Shanna Jackson, PhD, LPC, CPCS


Engaging in the process of psychotherapy invites you to become more self-aware. This heightened awareness can inspire and encourage you to seek changes in your relationship with yourself and others. This experience offers insight into patterns that can contribute to your sense of self, contentment, and wellbeing. Whether focusing on a specific issue or a long-standing pattern, committing the time and space for self-exploration can be a powerful experience as a therapist shares in tending to your needs.

I have always been interested in how people become who they are—how life’s pain, challenges, accomplishments, and expectations form someone.  I join in collaboration with my clients to better understand past and present experiences and how they currently affect life options, choices, and decisions. As a therapist, I draw upon clients’ emotional, mental, physical, and spiritual resilience to support healing and engagement in life. I practice from an integrative and holistic approach, drawing from multiple psychological models. I value working collaboratively with clients’ other health care providers who offer conventional or complementary/alternative care.

My Experience and Training

I have been in private practice since 2004, offering psychotherapy and counseling to adults with a wide range of issues, from personal growth to transitional stressors to chronic psychological concerns. Previous to private practice, I worked with adults, adolescents, and children in outpatient and residential facilities focusing on anxiety and depression, women’s issues, family systems, addiction, and severe and persistent mental health challenges. I have had extensive psychotherapy training with an emphasis on trauma recovery, posttraumatic stress disorder (PTSD), attachment issues, and mindfulness. In addition, I was raised by parents, a neurologist and psychotherapist, who understood and practiced holistic, integrative care both professionally and personally.

Focus of graduate and doctoral research projects:  

  • Assessing stress and perception of coping resources for lifestyle management in adults 
  • Teaching empathic and pro-social behaviors to children
  • Developing support groups to decrease stress in women during pregnancy
  • Dissertation topic: Exploring the empathic process, self-care, and vicarious trauma in psychotherapists and other helping professionals
  • Poster presentation award for dissertation, Fielding Graduate University, 2013
  • Jackson, S. D. (2014). When do reference points mitigate vicarious trauma in psychotherapists working with adult survivors of childhood abuse?
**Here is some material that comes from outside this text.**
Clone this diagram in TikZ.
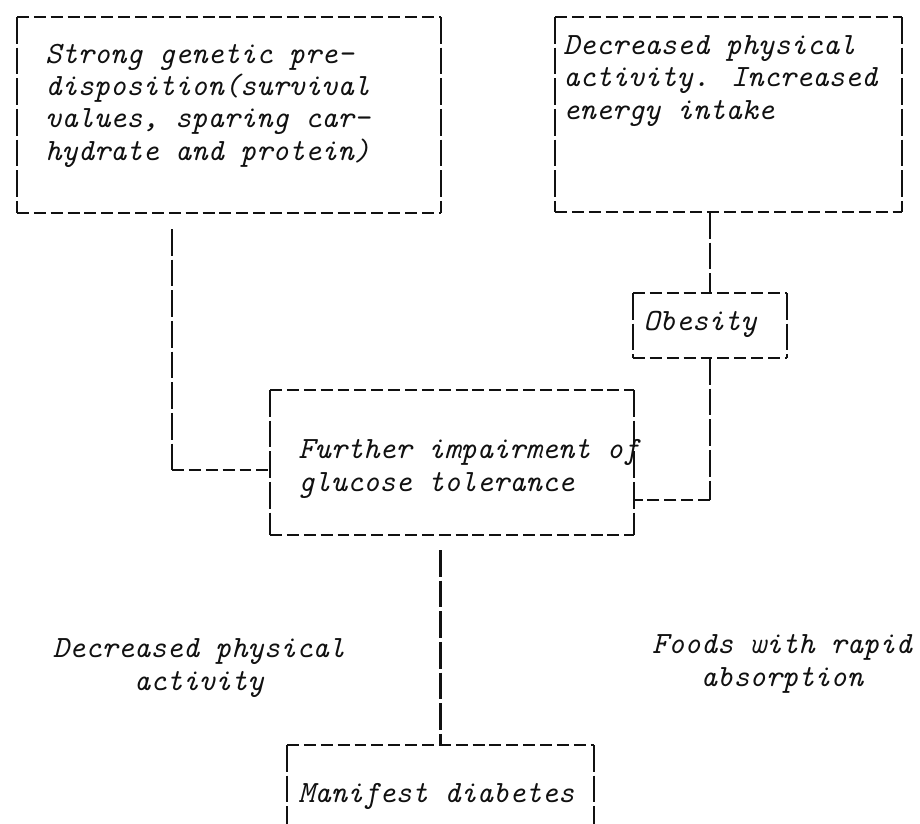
\documentclass[tikz,border=0pt]{standalone}
\usepackage{fontspec}
\usepackage{tikz}
\usetikzlibrary{positioning,calc}
\definecolor{ink}{HTML}{111111}
\tikzset{
  frame/.style={draw=none, inner sep=0pt, outer sep=0pt},
  txt/.style={inner sep=0pt, anchor=base west, align=left, text=ink,
    font=\ttfamily\itshape\fontsize{22}{22.8}\selectfont},
  hdash/.style={draw=ink, line width=1.6pt, dash pattern=on 8.5pt off 3.5pt},
  vdash/.style={draw=ink, line width=1.6pt, dash pattern=on 19pt off 2.8pt},
}
\newcommand\dashframe[1]{%
  \draw[hdash] (#1.north west) -- (#1.north east) (#1.south west) -- (#1.south east);
  \draw[vdash] (#1.north west) -- (#1.south west) (#1.north east) -- (#1.south east);}

\begin{document}
\begin{tikzpicture}[x=0.025cm,y=-0.025cm]
  \clip (0,0) rectangle (920,823);
  \fill[white] (0,0) rectangle (920,823);
  % boxes
  \node[frame, minimum width=424*0.025cm, minimum height=196*0.025cm] (gen) at (229,115) {};
  \node[frame, minimum width=347*0.025cm, minimum height=195*0.025cm] (act) at (728.5,114.5) {};
  \node[frame, minimum width=154*0.025cm, minimum height=65*0.025cm] (obe) at (710,325.5) {};
  \node[frame, minimum width=364*0.025cm, minimum height=145*0.025cm] (fur) at (452,462.5) {};
  \node[frame, minimum width=307*0.025cm, minimum height=105*0.025cm] (man) at (440.5,797.5) {};
  \foreach \b in {gen,act,obe,fur,man} \dashframe{\b};
  % texts (base = last line)
  \node[txt] (genT) at (45,160) {Strong genetic pre-\\disposition(survival\\values, sparing car-\\hydrate and protein)};
  \node[txt] (actT) at (563,119) {Decreased physical\\activity. Increased\\energy intake};
  \node[txt] (obeT) at (643,330) {Obesity};
  \node[txt] (furT) at (298,491) {Further impairment of\\glucose tolerance};
  \node[txt] (manT) at (298,802) {Manifest diabetes};
  \node[txt, anchor=base, align=center] (leftT) at (199,690) {Decreased physical\\activity};
  \node[txt, anchor=base, align=center] (rightT) at (782,686) {Foods with rapid\\absorption};
  % connectors
  \coordinate (k1) at (172,470);
  \coordinate (k2) at (710,500);
  \draw[vdash, shorten <=0.4cm] (gen.south -| k1) -- (k1);
  \draw[hdash] (k1) -- (k1 -| fur.west);
  \draw[vdash] (act.south -| k2) -- (obe.north -| k2);
  \draw[vdash] (obe.south -| k2) -- (k2);
  \draw[hdash] (k2) -- (k2 -| fur.east);
  \draw[vdash, shorten <=0.375cm] (fur.south -| man.north) -- (man.north);
\end{tikzpicture}
\end{document}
In S.L. Hatcher et al (Eds.)  [Fielding Monograph Series]. The Psychotherapy Relationship: Cultural Influences, 2, 107-142.

I earned my undergraduate degree from Guilford College in Psychology, my graduate degree at Georgia State University in Professional Counseling (CACREP accredited), and my doctorate degree at Fielding Graduate University in Clinical Psychology (APA accredited). I am licensed in Georgia as a Clinical Psychologist (PSY #3943) and Professional Counselor (LPC #4052), and credentialed as a Certified Professional Counselors Supervisor (CPCS #443).

 Particular interests include:

  • Adult survivors of childhood trauma, abuse, and/or neglect
  • Fertility, pregnancy, postpartum, and parenting support
  • Loss and grief
  • Anxiety and depression
  • Life transitions
  • Relationship and intimacy issues
  • Diversity
  • Personal growth, including deep yearnings to explore unfulfilled dreams or parts of one’s life that feel incomplete, to explore creative energy, to explore spiritual connection, to explore what awakens or maintains aliveness, or to explore solely out of curiosity about one’s potential.

Women’s Psychotherapy Group

This ongoing group focuses on developing awareness about self and relationships. We explore any of life’s issues that impact the quality of daily living and balance—those that bring ease and difficulty. This group process offers participants an opportunity to work on individual issues while being supported by others, which encourages authenticity and healing. The sharing of honest and mindful feedback from the therapist and participants enables individuals to experience how one presents to others, which can help with better understanding of how one relates to and in the world. These insights and experiences can be a catalyst to changes in one’s life since many of life’s wounds are relational and heal through relationship.